Now we come to the best part of this picture. Isaiah pictures it this way: as you walk through this world, there’s a lit-up road, a highway, that’ll light you safely through all the darkness of the world about you. Anyone on the road is safe. It’s certain, as you walk that road you’ll end in His heavenly city, Zion. So how can you be on it? “The redeemed shall walk there,” it says. “The ransomed of the LORD,” it says. The ones He paid a ransom for. Whew. That’s you. “He has redeemed me.” These are the ones who have faith in Him and cling to Him, cling to His Word, live from inside it.
This isn’t just to be a relief that you’re on it. You take strength from it and it affects and empowers your thinking. He says: “Be strong, do not fear.” You know without a doubt that you belong on the “Highway of Holiness,” since it’s not your own holiness but what He gives you.
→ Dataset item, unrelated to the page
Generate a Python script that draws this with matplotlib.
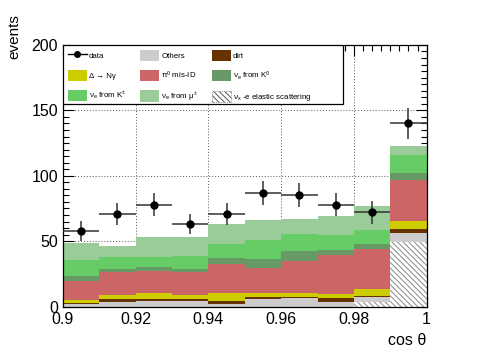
import numpy as np
import matplotlib
matplotlib.use("Agg")
import matplotlib.pyplot as plt
from matplotlib.patches import Patch, Rectangle
from matplotlib.lines import Line2D
from matplotlib.ticker import MultipleLocator

plt.rcParams["font.family"] = ["Liberation Sans", "DejaVu Sans"]
plt.rcParams["mathtext.fontset"] = "custom"
plt.rcParams["mathtext.rm"] = "Liberation Sans"
plt.rcParams["mathtext.it"] = "Liberation Sans:italic"
plt.rcParams["hatch.color"] = "#888888"
plt.rcParams["hatch.linewidth"] = 0.7

# bin edges in cos(theta)
bin_edges = [0.90, 0.91, 0.92, 0.93, 0.94, 0.95, 0.96, 0.97, 0.98, 0.99, 1.00]

# observed events and their errors
data = [58, 71, 78, 63, 71, 87, 85, 78, 72, 140]
data_err = [7.6, 8.4, 8.8, 7.9, 8.4, 9.3, 9.2, 8.8, 8.5, 11.8]

# stacked predictions, bottom to top
elastic = [0, 0, 0, 0, 0, 0, 0, 0, 3.5, 49.5]
others = [2.3, 3.3, 4.3, 4.3, 2.0, 5.8, 6.9, 3.3, 4.1, 6.9]
dirt = [0.7, 2.5, 1.5, 1.3, 2.3, 1.8, 0.7, 3.1, 0.8, 2.8]
delta = [2.1, 3.1, 4.4, 3.3, 5.9, 2.8, 2.8, 3.0, 4.9, 6.1]
pi0 = [14.7, 17.8, 17.2, 17.8, 22.1, 19.1, 24.4, 30.0, 30.5, 31.8]
nue_k0 = [3.6, 2.0, 2.6, 1.8, 4.6, 6.7, 7.5, 4.1, 3.8, 5.1]
nue_kpm = [12.2, 8.9, 8.1, 10.1, 10.9, 14.6, 13.1, 11.2, 10.9, 13.7]
nue_mu = [13.2, 8.7, 15.3, 14.8, 15.4, 15.0, 11.2, 14.7, 18.3, 6.6]

edges = np.array(bin_edges)
left = edges[:-1]
width = np.diff(edges)
centers = left + width / 2

HATCH = "\\\\\\\\\\\\"

fig = plt.figure(figsize=(4.91, 3.54), dpi=100)
ax = fig.add_axes([0.128, 0.134, 0.741, 0.739])

components = [
    (elastic, "white", HATCH),
    (others, "#cccccc", None),
    (dirt, "#663300", None),
    (delta, "#cccc00", None),
    (pi0, "#cc6666", None),
    (nue_k0, "#669966", None),
    (nue_kpm, "#66cc66", None),
    (nue_mu, "#99cc99", None),
]

bottom = np.zeros(len(left))
for vals, col, hatch in components:
    vals = np.array(vals, dtype=float)
    if hatch:
        ax.bar(left, vals, width=width, bottom=bottom, align="edge",
               color=col, hatch=hatch, edgecolor="#888888", linewidth=0,
               zorder=2)
    else:
        ax.bar(left, vals, width=width, bottom=bottom, align="edge",
               color=col, linewidth=0, zorder=2)
    bottom += vals

ax.errorbar(centers, data, xerr=width / 2, yerr=data_err, fmt="o",
            color="black", ecolor="#333333", elinewidth=1.1, markersize=5,
            capsize=0, zorder=5)

ax.set_xlim(0.9, 1.0)
ax.set_ylim(0, 200)
ax.xaxis.set_major_locator(MultipleLocator(0.02))
ax.xaxis.set_minor_locator(MultipleLocator(0.0025))
ax.yaxis.set_major_locator(MultipleLocator(50))
ax.yaxis.set_minor_locator(MultipleLocator(5))
ax.set_xticks([0.9, 0.92, 0.94, 0.96, 0.98, 1.0])
ax.set_xticklabels(["0.9", "0.92", "0.94", "0.96", "0.98", "1"])
ax.tick_params(which="both", direction="in", top=True, right=True,
               labelsize=11.5, width=0.8)
ax.tick_params(which="major", length=8)
ax.tick_params(which="minor", length=4)
ax.tick_params(axis="x", pad=4)
ax.grid(True, which="major", linestyle=(0, (1, 2)), color="#555555",
        linewidth=0.7, zorder=0)
ax.set_axisbelow(True)

ax.set_xlabel("cos θ", fontsize=11.5, loc="right")
ax.set_ylabel("events", fontsize=11, loc="top")
ax.yaxis.set_label_coords(-0.113, 1.117)

# legend box (ROOT style), drawn separately so it can be wider than its text
box = Rectangle((0.0, 0.775), 0.769, 0.225, transform=ax.transAxes,
                facecolor="white", edgecolor="black", linewidth=0.9,
                zorder=9)
ax.add_patch(box)

h_data = Line2D([], [], color="black", marker="o", markersize=4, lw=1)
h = {
    "data": h_data,
    "others": Patch(facecolor="#cccccc", edgecolor="none"),
    "dirt": Patch(facecolor="#663300", edgecolor="none"),
    "delta": Patch(facecolor="#cccc00", edgecolor="none"),
    "pi0": Patch(facecolor="#cc6666", edgecolor="none"),
    "k0": Patch(facecolor="#669966", edgecolor="none"),
    "kpm": Patch(facecolor="#66cc66", edgecolor="none"),
    "mu": Patch(facecolor="#99cc99", edgecolor="none"),
    "el": Patch(facecolor="white", edgecolor="#555555", hatch=HATCH,
                linewidth=0.5, linestyle=":"),
}
labels = {
    "data": "data",
    "others": "Others",
    "dirt": "dirt",
    "delta": "Δ → Nγ",
    "pi0": r"π$^\mathregular{0}$ mis-ID",
    "k0": r"ν$_\mathregular{e}$ from K$^\mathregular{0}$",
    "kpm": r"ν$_\mathregular{e}$ from K$^\mathregular{\pm}$",
    "mu": r"ν$_\mathregular{e}$ from μ$^\mathregular{\pm}$",
    "el": r"ν$_\mathregular{x}$ -e elastic scattering",
}
# matplotlib fills columns first, so reorder to get ROOT's row order
order = ["data", "delta", "kpm", "others", "pi0", "mu", "dirt", "k0", "el"]
leg = ax.legend([h[k] for k in order], [labels[k] for k in order], ncol=3,
                loc="upper left", bbox_to_anchor=(0.0, 1.0), borderaxespad=0,
                fontsize=5.7, frameon=False, handlelength=2.4,
                handleheight=1.8, labelspacing=1.1, columnspacing=1.7,
                handletextpad=0.3, borderpad=0.6)
leg.set_zorder(10)

for s in ax.spines.values():
    s.set_linewidth(0.9)

fig.savefig("out.png", dpi=100)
When you hear “fellow redeemed,” you hear Jesus in that word. He redeemed you. You say: “That’s me! I am redeemed by His blood.” That’s your status. Hold on to that.
But not everyone is on that road. You know: everyone should be. You know He redeemed everyone. You know where the road leads. So how do the redeemed walk? “They shall return with singing, with everlasting joy on their heads.” This confident joy, certainty in walking the Lord’s path, matters. Not anger and defensiveness, but joy and singing show the world what we have.
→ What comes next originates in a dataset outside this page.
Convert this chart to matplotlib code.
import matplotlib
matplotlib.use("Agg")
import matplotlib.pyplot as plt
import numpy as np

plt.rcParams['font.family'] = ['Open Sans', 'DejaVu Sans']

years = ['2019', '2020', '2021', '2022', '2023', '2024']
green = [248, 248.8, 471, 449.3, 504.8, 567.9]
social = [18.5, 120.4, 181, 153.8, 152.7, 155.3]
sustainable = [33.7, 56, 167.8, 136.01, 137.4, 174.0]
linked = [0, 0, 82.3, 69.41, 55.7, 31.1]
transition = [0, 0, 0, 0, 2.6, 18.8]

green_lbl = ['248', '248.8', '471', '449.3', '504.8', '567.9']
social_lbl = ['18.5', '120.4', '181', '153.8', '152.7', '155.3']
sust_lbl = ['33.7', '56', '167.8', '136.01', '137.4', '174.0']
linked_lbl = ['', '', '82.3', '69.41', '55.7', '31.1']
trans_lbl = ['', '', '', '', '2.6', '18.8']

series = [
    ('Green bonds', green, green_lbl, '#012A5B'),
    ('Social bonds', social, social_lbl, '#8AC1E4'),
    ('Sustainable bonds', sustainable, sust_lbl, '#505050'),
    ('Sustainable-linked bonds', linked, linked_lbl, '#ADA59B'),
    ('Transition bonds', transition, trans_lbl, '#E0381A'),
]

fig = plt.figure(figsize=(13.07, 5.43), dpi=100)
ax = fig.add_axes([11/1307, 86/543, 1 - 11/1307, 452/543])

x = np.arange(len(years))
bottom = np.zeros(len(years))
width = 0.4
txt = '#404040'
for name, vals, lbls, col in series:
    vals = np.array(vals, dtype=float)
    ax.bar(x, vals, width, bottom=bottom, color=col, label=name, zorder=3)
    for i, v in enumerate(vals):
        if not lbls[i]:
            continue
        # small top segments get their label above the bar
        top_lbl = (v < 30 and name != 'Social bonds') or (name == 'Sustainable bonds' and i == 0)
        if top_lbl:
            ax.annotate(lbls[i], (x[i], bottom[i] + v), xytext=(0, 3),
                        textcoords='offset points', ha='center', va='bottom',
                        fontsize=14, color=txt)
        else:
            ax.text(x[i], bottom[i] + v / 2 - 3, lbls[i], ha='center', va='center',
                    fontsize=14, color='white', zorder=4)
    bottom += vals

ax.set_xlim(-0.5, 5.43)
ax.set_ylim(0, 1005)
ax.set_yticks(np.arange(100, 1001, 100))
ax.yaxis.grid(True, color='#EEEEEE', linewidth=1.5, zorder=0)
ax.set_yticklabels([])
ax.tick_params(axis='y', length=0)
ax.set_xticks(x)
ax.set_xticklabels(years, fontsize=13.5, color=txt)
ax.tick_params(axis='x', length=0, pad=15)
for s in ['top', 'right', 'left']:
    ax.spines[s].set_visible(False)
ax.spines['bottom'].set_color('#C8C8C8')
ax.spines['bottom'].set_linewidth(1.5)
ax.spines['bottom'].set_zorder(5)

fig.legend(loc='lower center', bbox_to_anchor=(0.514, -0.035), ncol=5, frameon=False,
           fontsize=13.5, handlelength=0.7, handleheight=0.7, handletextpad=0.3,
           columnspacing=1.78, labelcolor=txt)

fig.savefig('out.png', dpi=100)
Isaiah pictures us going there singing all the way, simply because what He fills us with can’t stay inside but comes bursting out of us. This was so important to Martin Luther and all the church fathers. It's been hard during this shutdown, where in many places singing was banned. I've heard of Christians who couldn't sing in church in one state, being in attendance at a wedding in another state, and when the singing began they just wept. The hymn we just sang (Savior of the Nations, Come) was written during a time when the Christians were ordered by the emperor to desist from their worship; and they barricaded themselves in the church, and when the soldiers came they sang this hymn over and over, this hymn confessing Christ, declaring who their true Lord is and demonstrating what they were willing to suffer in His name.
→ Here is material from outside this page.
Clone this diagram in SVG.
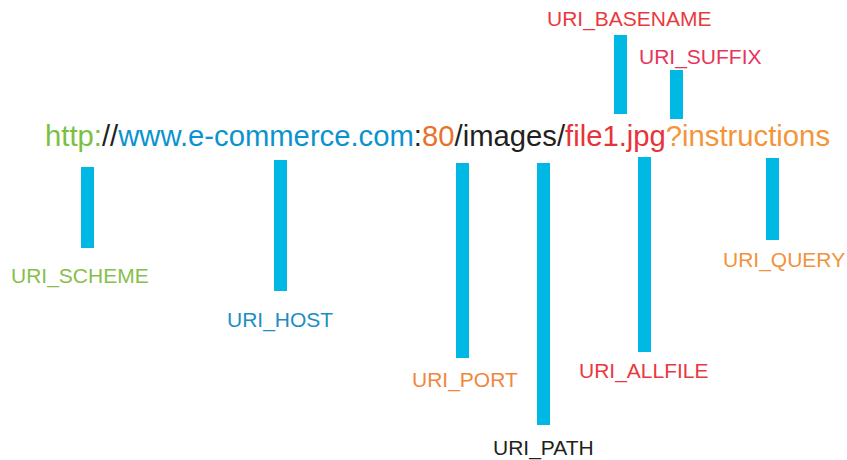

It's not just the outward saying of the words though; one of our hymns says that "the church with psalms must shout, no door can keep them out, but ABOVE ALL THE HEART must bear the greatest part" (ELH 22:2). So as you sing the truth of God, whether you're downcast or whatever, it lifts you up above all that the devil can do, above the dangers, and tells your heart how to feel and what to think. As we sing these hymns, to our mind we hear the voices coming out of the halls of the heavenly Zion, where the saints and angels are, and we join with them in singing praises to the Lord who redeemed us.
We’re homesick children who know we’re on the way home, so to us nothing is bleak, nothing dark and gloomy, for we are on the safe, lit-up road that goes to Zion. Sorrow and grief, sighing and anxiety turn tail and run from us. They must. Our Redeemer is with us on this road giving us joy all the way until we arrive where there’s fullness of joy at His right hand. Amen!